Multiple Amplifier Theory

A basic idea of splitting a guitar signal (traditionally using a "Y" cord) and going into several amplifiers is a staple arrangement of such players as Hendrix, Trower, and many others. The reason it sounds so good is twofold. The first and most obvious reason is that you can use several lower powered amps (such as 50 watt heads) which are more easily overdriven to create a sound that is larger than using a single high powered amp which is not so easily clipped for a given sound pressure level. The other and not so obvious reason is the interaction of the audio wavefronts between speaker cabinets. In a hypothetically ideal situation, the sound coming from one speaker cabinet would be identical to the sound coming from all the others. The result would be a strong sound directly in front of the cabinets and a weaker sound as one moves off center due to the interference of out of phase wavefronts. In the real world, however, each cabinet puts out a sound quite different (different harmonic structure) than its neighbor due to differences in cabinets, speakers, and amplifiers and even its position on the stage.
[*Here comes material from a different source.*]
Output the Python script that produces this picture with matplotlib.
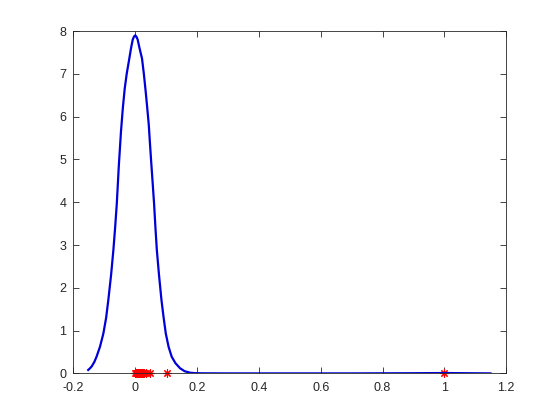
import numpy as np
import matplotlib.pyplot as plt

plt.rcParams['font.family'] = ['Liberation Sans', 'DejaVu Sans']

# density curve
curve_x = [-0.152, -0.146, -0.140, -0.132, -0.125, -0.114, -0.103, -0.094, -0.087,
           -0.078, -0.0706, -0.065, -0.0595, -0.053, -0.046, -0.040, -0.034,
           -0.0275, -0.019, -0.0135, -0.008, -0.004, 0.0, 0.004, 0.008, 0.014,
           0.022, 0.028, 0.034, 0.039, 0.044, 0.0475, 0.051, 0.056, 0.061, 0.0655,
           0.070, 0.077, 0.085, 0.092, 0.099, 0.108, 0.118, 0.130, 0.145,
           0.160, 0.178, 0.195, 0.22, 0.3, 0.5, 0.7, 0.9, 1.0, 1.149]
curve_y = [0.08, 0.12, 0.17, 0.27, 0.39, 0.62, 0.93, 1.30, 1.71,
           2.30, 2.88, 3.40, 3.97, 4.85, 5.65, 6.20, 6.65,
           7.00, 7.36, 7.60, 7.80, 7.87, 7.90, 7.87, 7.80, 7.60,
           7.36, 7.00, 6.58, 6.20, 5.80, 5.40, 5.02, 4.50, 3.97, 3.40,
           2.88, 2.30, 1.71, 1.30, 0.93, 0.62, 0.39, 0.24, 0.12,
           0.05, 0.015, 0.005, 0.002, 0.0, 0.0, 0.0, 0.004, 0.008, 0.0]

# samples (red asterisks on the axis)
samples = [0.0, 0.003, 0.005, 0.007, 0.009, 0.011, 0.013, 0.015, 0.017, 0.019,
           0.021, 0.024, 0.027, 0.035, 0.048, 0.104, 1.0]

xticks = [-0.2, 0, 0.2, 0.4, 0.6, 0.8, 1, 1.2]
xtick_labels = ['-0.2', '0', '0.2', '0.4', '0.6', '0.8', '1', '1.2']
yticks = [0, 1, 2, 3, 4, 5, 6, 7, 8]

fig = plt.figure(figsize=(5.6, 4.2), dpi=100)
ax = fig.add_axes([0.131, 0.111, 0.773, 0.815])

# MATLAB style '*' = 8-spoke asterisk, drawn below the curve
ax.plot(samples, np.zeros(len(samples)), ls='none', marker=(8, 2, 0),
        color='red', ms=6, mew=0.8, clip_on=False, zorder=1.9)
ax.plot(curve_x, curve_y, color='#0000d8', lw=1.6, zorder=2)

ax.set_xlim(-0.2, 1.2)
ax.set_ylim(0, 8)
ax.set_xticks(xticks)
ax.set_xticklabels(xtick_labels)
ax.set_yticks(yticks)
ax.tick_params(direction='in', top=True, right=True, length=4, width=0.6,
               labelsize=9, colors='#262626')
ax.tick_params(axis='x', pad=6)
ax.tick_params(axis='y', pad=5)
for s in ax.spines.values():
    s.set_linewidth(0.6)
    s.set_color('#262626')

fig.savefig('out.png', dpi=100)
The result is a much more complex interaction between the audio wavefronts and an overall sound of much greater "depth". For those of you who are familiar with a "hologram", the theory is the same. A hologram (when viewed in normal lighting) is nothing but a smoky photo of light and dark circles or "wavefronts". This would be equivalent to one amplifier on stage. When a Laser beam (another wavefront) is passed through a hologram, the two groups of wavefronts interact with each other and the result is a striking three dimensional image appearing out of nowhere and sitting in space. Likewise, when finely tuned sounds (wavefronts created by seasoned players) come out of multiple cabinets, the wavefronts interact and the result is a kind of "surreal" imaging whose shape can be molded into a very pleasing sound simply by "playing" the wavefronts--by moving toward and away from the cabinets, bending until the right "tone" happens, tapping and bending the neck to enhance wavefront variations, subtle "wah" pedal movements to vary the harmonic structure of the wavefronts, and so on.